We welcome this opportunity to write personally to you all, a select group of people that have shown interest and support during these early stages. We couldn’t have got Meraki off the ground without you!

So many people seem surprised when we tell them Meraki wasn’t even a seed of an idea before late April this year, I believe that was also the last time either of us slept, but what an INCREDIBLE few months it’s been!

The birth of Meraki, the times no one saw…

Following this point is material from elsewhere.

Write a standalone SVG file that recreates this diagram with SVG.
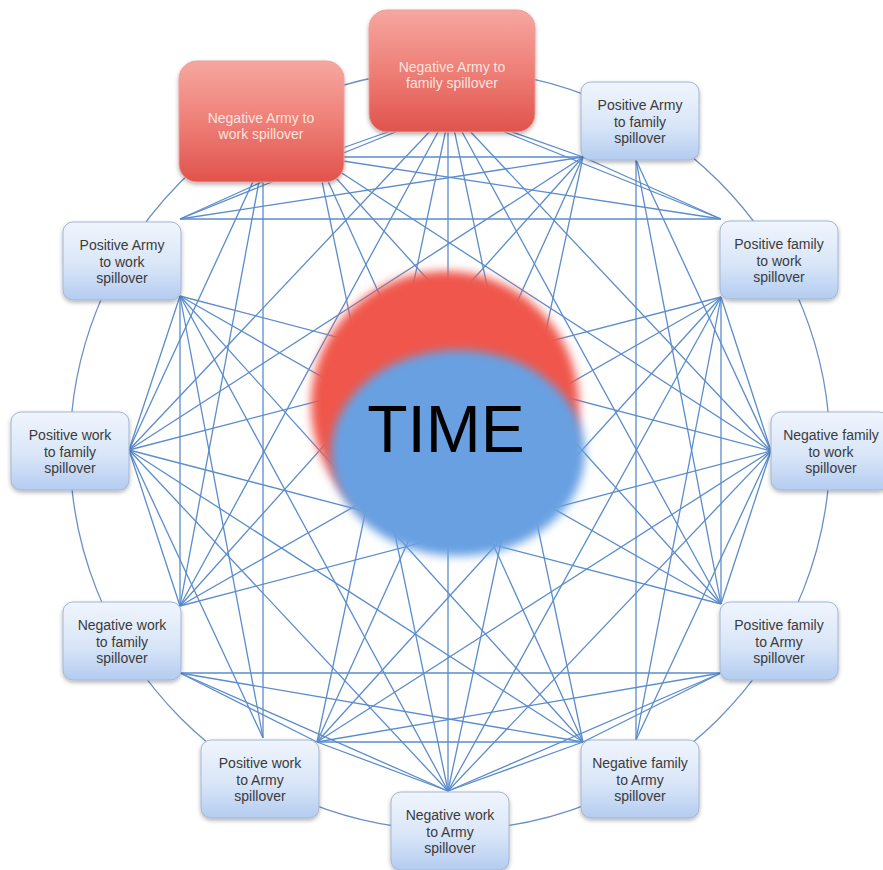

As often happens when you put two creatives in a room together, idle chit-chat soon gives way to the discussion of ideas and conceiving of the dizzy heights of what’s possible (also known as ‘mad rambling’). We’d get together on Friday nights, eat pizza and throw business ideas across the table. It took a while, and a fair few pizzas, but once we’d decided that it wasn’t the right time to save the world’s population of stray dogs, we came back to the three things that we feel mutually passionate about – creativity, education and “I really want a studio with a coffee machine in it, you know the one’s with the little pods” – and thus MERAKI WAS BORN!

…and then you lovely people came along!

Meraki took off at quite a speed, this was somewhat unexpected but incredibly exciting. Often we’d just look at each other and shake our heads in pure disbelief that our pizza fueled imaginings were turning into something so incredible, and so quickly! We couldn’t quite decide whether the business had somewhere to go or whether it was trying to get away from us, either way we’ve had to consume an unholy amount of coffee to keep up with the developments and opportunities that came our way. We want to extend a HUGE thank you to everyone who has played a part in our Meraki journey so far, whether we’ve met you at one of our events or you’re just following our stories on social media, we think that you are all off- the-charts-AMAZING!!

What a summer!

There’s been so many highlights this summer, from Guildfest to the scrumptious creations at St Sidwell’s, and of course our taster sessions at Exeter Community Centre. However, now Autumn looms and there’s NO HOLDING BACK the momentum of Meraki, we’ve got so much in store for you over the coming months! Some we can share with you now, some you will have to stay tuned for 🙂

Upcoming opportunities to get creative

Contemporary Craft Festival.

10th – 12th September 2021.

We’re thrilled to be part of this multi-award winning craft festival in Bovey Tracey. If you’ve never been then this is an absolute must! You can join us in the Craft Den across the weekend, where we will be running some great workshops for little crafters, inspired by the theme ‘illumination’.

Saturday Art Classes

Starting September 18th, Exeter Community Centre

For our classes, Meraki Create and Meraki Inspire, we pull on nearly two decades of experience in planning and delivering arts in education. Each class is carefully designed to help young people to develop their artistic skills and provide an outlet for their creativity to blossom. Our classes encourage young people to feel proud of their achievements and provide ample opportunity to come together to celebrate the artworks that they create.

Halloween Pop-up Shop

October 31st, Guildhall

Seriously, this is definitely one for the diary! Join us for our first pop-up shop in the heart of Exeter. We will be running a number of quality art and craft workshops from the Guildhall Centre on Halloween. Fancy dress and spooky vibes welcome! Activity and booking information COMING SOON…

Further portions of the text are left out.